Your education has enabled you to safeguard everything our civilization stands for: tolerance, the rule of law and the consent of the governed, freedom of conscience and inquiry, and the dignity and worth of every individual life, to name just a few. Use what you have learned to challenge the sophistry of those who deny and denigrate these things. And use it to preserve the great achievements of our civilization, which it has been your privilege to study at St. John's.
Again, I turn to one of the texts you have read at this College. Recall Alexander Hamilton's provocative lines at the beginning of Federalist Number 1. He wrote that "It seems to have been reserved to the people of this country, by their conduct and example, to decide the important question, whether societies of men are really capable or not of establishing good government from reflection and choice..."
"Reflection and choice" – these words should resonate with you graduates, who have spent your time here reflecting on the difficult and high–stakes choices involved in deciding how we should live, both as individuals and as a society. Use your education to help your nation reflect deeply, and to choose wisely and well.

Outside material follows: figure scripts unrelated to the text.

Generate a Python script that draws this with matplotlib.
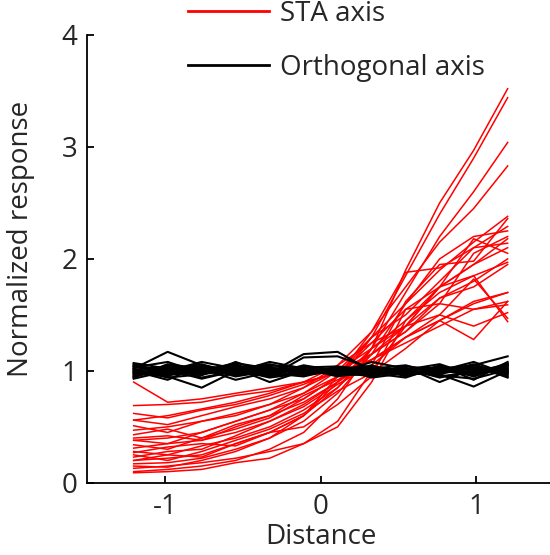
import numpy as np
import matplotlib.pyplot as plt
from matplotlib.lines import Line2D

plt.rcParams['font.family'] = ['Open Sans', 'DejaVu Sans']

# sample positions along each axis
distance = np.linspace(-1.2, 1.2, 12)

# responses along the STA axis, one row per cell
sta_resp = [
    [0.10, 0.12, 0.15, 0.20, 0.30, 0.45, 0.75, 1.20, 1.90, 2.50, 2.97, 3.52],
    [0.15, 0.14, 0.20, 0.28, 0.40, 0.60, 0.90, 1.30, 1.85, 2.40, 2.90, 3.44],
    [0.28, 0.25, 0.33, 0.40, 0.50, 0.65, 0.85, 1.20, 1.70, 2.20, 2.60, 3.04],
    [0.20, 0.22, 0.25, 0.35, 0.45, 0.60, 0.95, 1.35, 1.75, 2.15, 2.45, 2.83],
    [0.38, 0.40, 0.45, 0.55, 0.65, 0.80, 1.00, 1.30, 1.60, 1.90, 2.15, 2.38],
    [0.47, 0.50, 0.55, 0.62, 0.70, 0.85, 1.05, 1.35, 1.88, 1.92, 2.10, 2.29],
    [0.56, 0.60, 0.66, 0.72, 0.80, 0.90, 1.05, 1.25, 1.55, 1.75, 2.18, 2.05],
    [0.34, 0.30, 0.40, 0.48, 0.58, 0.75, 0.95, 1.30, 1.50, 1.80, 2.10, 2.14],
    [0.23, 0.28, 0.30, 0.42, 0.55, 0.70, 0.90, 1.20, 1.40, 1.75, 1.95, 2.18],
    [0.62, 0.58, 0.65, 0.70, 0.78, 0.88, 1.00, 1.20, 1.45, 1.70, 1.85, 1.97],
    [0.90, 0.72, 0.75, 0.80, 0.85, 0.90, 0.98, 1.10, 1.30, 1.45, 1.60, 1.70],
    [0.69, 0.70, 0.72, 0.78, 0.82, 0.90, 0.98, 1.10, 1.25, 1.40, 1.55, 1.62],
    [0.51, 0.45, 0.55, 0.60, 0.70, 0.80, 0.95, 1.15, 1.35, 1.60, 1.55, 1.59],
    [0.43, 0.48, 0.40, 0.52, 0.60, 0.72, 0.90, 1.10, 1.30, 1.50, 1.40, 1.52],
    [0.31, 0.35, 0.38, 0.45, 0.55, 0.68, 0.88, 1.05, 1.30, 1.45, 1.28, 1.62],
    [0.27, 0.32, 0.35, 0.33, 0.45, 0.60, 0.85, 1.15, 1.40, 1.50, 1.82, 1.47],
    [0.17, 0.18, 0.22, 0.30, 0.40, 0.55, 0.80, 1.15, 1.60, 2.00, 2.20, 2.25],
    [0.13, 0.15, 0.18, 0.22, 0.28, 0.35, 0.50, 0.90, 1.45, 1.75, 1.95, 2.10],
    [0.09, 0.10, 0.12, 0.18, 0.22, 0.35, 0.55, 1.00, 1.40, 1.65, 1.80, 2.00],
    [0.20, 0.25, 0.23, 0.35, 0.45, 0.50, 0.70, 0.95, 1.55, 1.60, 2.05, 2.20],
    [0.38, 0.35, 0.45, 0.55, 0.65, 0.75, 0.95, 1.25, 1.40, 1.75, 1.85, 1.44],
    [0.56, 0.52, 0.60, 0.68, 0.75, 0.85, 1.00, 1.15, 1.35, 1.65, 1.75, 1.95],
    [0.40, 0.42, 0.38, 0.50, 0.60, 0.78, 0.92, 1.05, 1.62, 1.95, 1.98, 2.36],
    [0.25, 0.20, 0.28, 0.38, 0.48, 0.62, 0.82, 0.98, 1.20, 1.45, 1.62, 1.70],
]

# responses along the orthogonal axis
orth_resp = [
    [1.02, 1.17, 1.05, 1.00, 0.98, 1.15, 1.17, 1.00, 0.98, 1.00, 1.05, 1.13],
    [0.98, 0.95, 0.85, 1.00, 0.95, 1.12, 1.13, 1.02, 1.00, 0.97, 0.86, 1.00],
    [1.05, 1.00, 1.08, 1.02, 0.90, 1.00, 0.98, 1.05, 0.95, 1.05, 0.92, 1.08],
    [0.95, 1.05, 1.00, 1.07, 1.02, 0.98, 1.00, 0.97, 1.03, 0.90, 1.02, 0.98],
    [1.00, 0.92, 1.05, 0.98, 1.04, 0.96, 1.02, 0.96, 1.00, 1.03, 0.95, 1.04],
    [1.07, 1.02, 0.96, 1.08, 0.97, 1.02, 0.95, 1.00, 0.96, 1.00, 1.08, 0.97],
    [0.93, 1.00, 1.03, 0.95, 1.00, 1.04, 0.98, 1.08, 1.02, 0.94, 1.00, 1.05],
    [1.03, 1.08, 0.98, 1.02, 1.06, 0.99, 1.03, 0.98, 0.94, 1.04, 0.98, 1.02],
    [0.97, 0.98, 1.02, 0.92, 0.99, 1.01, 1.00, 1.02, 1.05, 0.97, 1.04, 0.95],
    [1.01, 1.04, 0.94, 1.00, 1.03, 0.97, 0.99, 0.95, 1.01, 1.06, 0.96, 1.06],
    [0.99, 0.96, 1.00, 1.04, 0.96, 1.03, 1.04, 1.01, 0.98, 0.99, 1.03, 1.00],
    [1.04, 1.01, 1.06, 0.97, 1.01, 1.00, 0.97, 0.99, 1.04, 1.01, 0.99, 1.03],
    [0.96, 1.03, 0.97, 1.01, 0.94, 0.98, 1.01, 1.03, 0.97, 1.02, 1.01, 0.99],
    [1.00, 0.99, 1.01, 0.99, 1.08, 1.02, 0.96, 0.97, 0.99, 0.96, 0.93, 1.01],
    [1.06, 0.97, 0.99, 1.05, 0.98, 0.95, 1.02, 1.04, 1.00, 0.98, 1.06, 0.96],
    [0.94, 1.06, 1.02, 0.96, 1.02, 1.01, 0.99, 0.98, 1.02, 1.03, 0.97, 1.07],
    [1.02, 0.94, 0.97, 1.03, 1.00, 0.99, 1.01, 1.00, 0.97, 1.00, 1.02, 0.98],
    [0.98, 1.02, 1.04, 0.98, 0.97, 1.05, 1.00, 0.99, 1.01, 0.95, 0.99, 1.02],
    [1.04, 0.97, 1.01, 1.06, 0.95, 1.00, 1.03, 0.94, 0.98, 1.02, 1.05, 0.94],
    [0.95, 1.01, 0.93, 1.00, 1.05, 1.03, 0.97, 1.02, 0.96, 1.00, 0.97, 1.05],
]

x_ticks = [-1, 0, 1]
y_ticks = [0, 1, 2, 3, 4]
text_col = '#262626'

fig = plt.figure(figsize=(5.5, 5.55), dpi=100)
ax = fig.add_axes([0.158, 0.13, 0.85, 0.807])

for row in sta_resp:
    ax.plot(distance, row, color='#ff0000', lw=1.1)
for row in orth_resp:
    ax.plot(distance, row, color='black', lw=1.5)

ax.set_xlim(-1.5, 1.5)
ax.set_ylim(0, 4)
ax.set_xticks(x_ticks)
ax.set_yticks(y_ticks)
ax.set_xticklabels(['-1', '0', '1'])
ax.tick_params(direction='in', length=5, width=1.3, labelsize=20, pad=7,
               colors='black', labelcolor=text_col)
for side in ['top', 'right']:
    ax.spines[side].set_visible(False)
for side in ['left', 'bottom']:
    ax.spines[side].set_linewidth(1.3)

ax.set_xlabel('Distance', fontsize=20, color=text_col, labelpad=2)
ax.set_ylabel('Normalized response', fontsize=20, color=text_col)
ax.yaxis.set_label_coords(-0.11, 0.545)

handles = [Line2D([], [], color='#ff0000', lw=2),
           Line2D([], [], color='black', lw=2)]
fig.legend(handles, ['STA axis', 'Orthogonal axis'], loc='upper left',
           bbox_to_anchor=(0.297, 1.045), frameon=False, fontsize=20,
           handlelength=2.9, handletextpad=0.4, labelspacing=0.93,
           labelcolor=text_col)

fig.savefig('out.png', dpi=100)
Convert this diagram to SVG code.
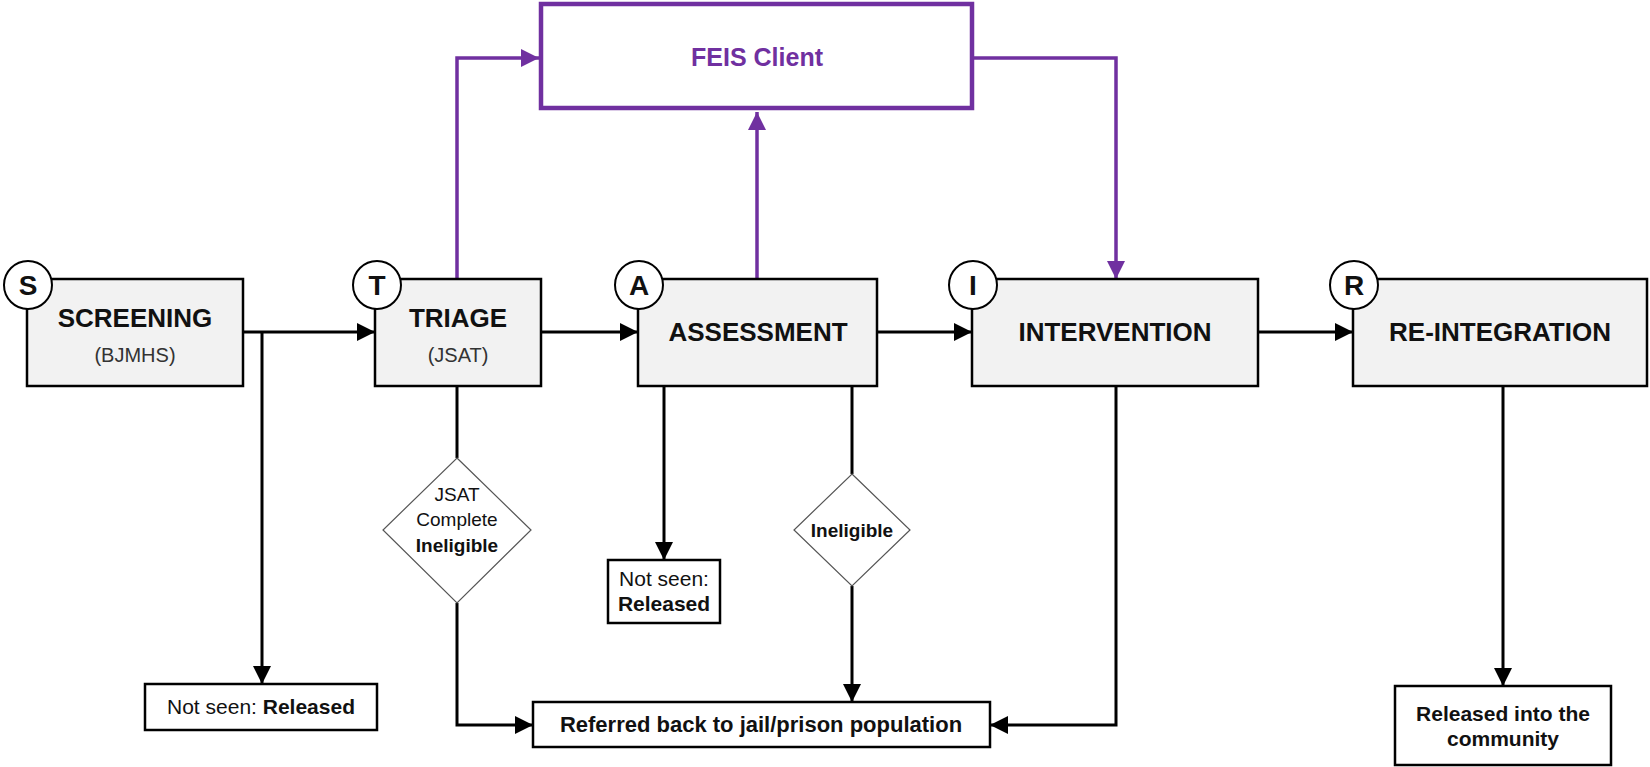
<svg xmlns="http://www.w3.org/2000/svg" width="1650" height="767" viewBox="0 0 1650 767">
  <defs>
    <marker id="ah" markerUnits="userSpaceOnUse" markerWidth="18" markerHeight="18" refX="18" refY="9" orient="auto">
      <path d="M0,0 L18,9 L0,18 z" fill="#000"/>
    </marker>
    <marker id="ahp" markerUnits="userSpaceOnUse" markerWidth="18" markerHeight="18" refX="18" refY="9" orient="auto">
      <path d="M0,0 L18,9 L0,18 z" fill="#7030a0"/>
    </marker>
  </defs>
  <style>
    text { font-family: "Liberation Sans", Arial, sans-serif; fill: #111; }
    .stage { fill: #f2f2f2; stroke: #000; stroke-width: 2.5; }
    .badge { fill: #fff; stroke: #000; stroke-width: 2; }
    .badgeT { font-size: 28px; font-weight: bold; text-anchor: middle; }
    .title { font-size: 26px; font-weight: bold; text-anchor: middle; }
    .sub { font-size: 20px; text-anchor: middle; fill: #333; }
    .outbox { fill: #fff; stroke: #000; stroke-width: 2.5; }
    .small { font-size: 21px; text-anchor: middle; }
    .b { font-weight: bold; }
    .diamond { fill: #fff; stroke: #555; stroke-width: 1.2; }
    .dtext { font-size: 19px; text-anchor: middle; }
    .conn { fill: none; stroke: #000; stroke-width: 3; }
    .pconn { fill: none; stroke: #7030a0; stroke-width: 3.5; }
  </style>

  <g id="connectors">
    <line class="conn" x1="243" y1="332" x2="375" y2="332" marker-end="url(#ah)"/>
    <line class="conn" x1="262" y1="332" x2="262" y2="684" marker-end="url(#ah)"/>
    <line class="conn" x1="541" y1="332" x2="638" y2="332" marker-end="url(#ah)"/>
    <line class="conn" x1="877" y1="332" x2="972" y2="332" marker-end="url(#ah)"/>
    <line class="conn" x1="1258" y1="332" x2="1353" y2="332" marker-end="url(#ah)"/>
    <line class="conn" x1="457" y1="386" x2="457" y2="458"/>
    <polyline class="conn" points="457,603 457,725 533,725" marker-end="url(#ah)"/>
    <line class="conn" x1="664" y1="386" x2="664" y2="560" marker-end="url(#ah)"/>
    <line class="conn" x1="852" y1="386" x2="852" y2="474"/>
    <line class="conn" x1="852" y1="586" x2="852" y2="702" marker-end="url(#ah)"/>
    <polyline class="conn" points="1116,386 1116,725 990,725" marker-end="url(#ah)"/>
    <line class="conn" x1="1503" y1="386" x2="1503" y2="686" marker-end="url(#ah)"/>
    <polyline class="pconn" points="457,279 457,58 539,58" marker-end="url(#ahp)"/>
    <line class="pconn" x1="757" y1="279" x2="757" y2="112" marker-end="url(#ahp)"/>
    <polyline class="pconn" points="974,58 1116,58 1116,279" marker-end="url(#ahp)"/>
  </g>

  <g id="feis">
    <rect x="541" y="4" width="431" height="104" fill="#fff" stroke="#7030a0" stroke-width="4.5"/>
    <text x="757" y="66" style="font-size:25px;font-weight:bold;fill:#7030a0;text-anchor:middle">FEIS Client</text>
  </g>

  <g id="screening">
    <rect class="stage" x="27" y="279" width="216" height="107"/>
    <text class="title" x="135" y="327">SCREENING</text>
    <text class="sub" x="135" y="362">(BJMHS)</text>
    <circle class="badge" cx="28" cy="285" r="24"/>
    <text class="badgeT" x="28" y="295">S</text>
  </g>

  <g id="triage">
    <rect class="stage" x="375" y="279" width="166" height="107"/>
    <text class="title" x="458" y="327">TRIAGE</text>
    <text class="sub" x="458" y="362">(JSAT)</text>
    <circle class="badge" cx="377" cy="285" r="24"/>
    <text class="badgeT" x="377" y="295">T</text>
  </g>

  <g id="assessment">
    <rect class="stage" x="638" y="279" width="239" height="107"/>
    <text class="title" x="758" y="341">ASSESSMENT</text>
    <circle class="badge" cx="639" cy="285" r="24"/>
    <text class="badgeT" x="639" y="295">A</text>
  </g>

  <g id="intervention">
    <rect class="stage" x="972" y="279" width="286" height="107"/>
    <text class="title" x="1115" y="341">INTERVENTION</text>
    <circle class="badge" cx="973" cy="285" r="24"/>
    <text class="badgeT" x="973" y="295">I</text>
  </g>

  <g id="reintegration">
    <rect class="stage" x="1353" y="279" width="294" height="107"/>
    <text class="title" x="1500" y="341">RE-INTEGRATION</text>
    <circle class="badge" cx="1354" cy="285" r="24"/>
    <text class="badgeT" x="1354" y="295">R</text>
  </g>

  <g id="not-seen-1">
    <rect class="outbox" x="145" y="684" width="232" height="46"/>
    <text class="small" x="261" y="714">Not seen: <tspan class="b">Released</tspan></text>
  </g>

  <g id="jsat-ineligible">
    <polygon class="diamond" points="457,458 531,530 457,603 383,530"/>
    <text class="dtext" x="457" y="501">JSAT</text>
    <text class="dtext" x="457" y="526">Complete</text>
    <text class="dtext b" x="457" y="552">Ineligible</text>
  </g>

  <g id="not-seen-2">
    <rect class="outbox" x="608" y="560" width="112" height="63"/>
    <text class="small" x="664" y="586">Not seen:</text>
    <text class="small b" x="664" y="611">Released</text>
  </g>

  <g id="ineligible">
    <polygon class="diamond" points="852,474 910,530 852,586 794,530"/>
    <text class="dtext b" x="852" y="537">Ineligible</text>
  </g>

  <g id="referred">
    <rect class="outbox" x="533" y="702" width="457" height="45"/>
    <text class="small b" x="761" y="732" style="font-size:22px">Referred back to jail/prison population</text>
  </g>

  <g id="released-community">
    <rect class="outbox" x="1395" y="686" width="216" height="79"/>
    <text class="small b" x="1503" y="721">Released into the</text>
    <text class="small b" x="1503" y="746">community</text>
  </g>
</svg>
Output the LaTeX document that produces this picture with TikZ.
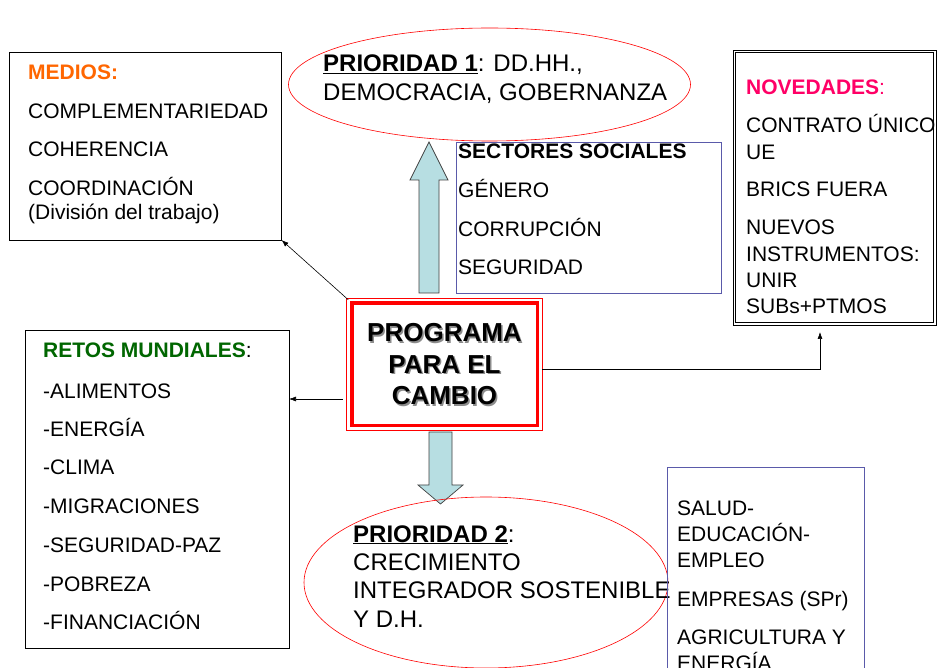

Now, how you choose to fulfill these duties is up to you, and I don't intend to prescribe the options for you today. I'm not asking you wake up tomorrow and enlist in the Marines, or join a political campaign, or apply for a job at the NEH...
I ask you simply to remember the words of another great book you encountered here: "From everyone to whom much has been given, much will be required; and from one to whom much has been entrusted, even more will be demanded."
St. John's has given you so much, and entrusted you with so much. And the challenging times that we live in demand all of it, and more. So Class of 2008, go forth and – as Lincoln put it – dare to do your duty as you understand it.
Thank you, good luck, and once again, congratulations.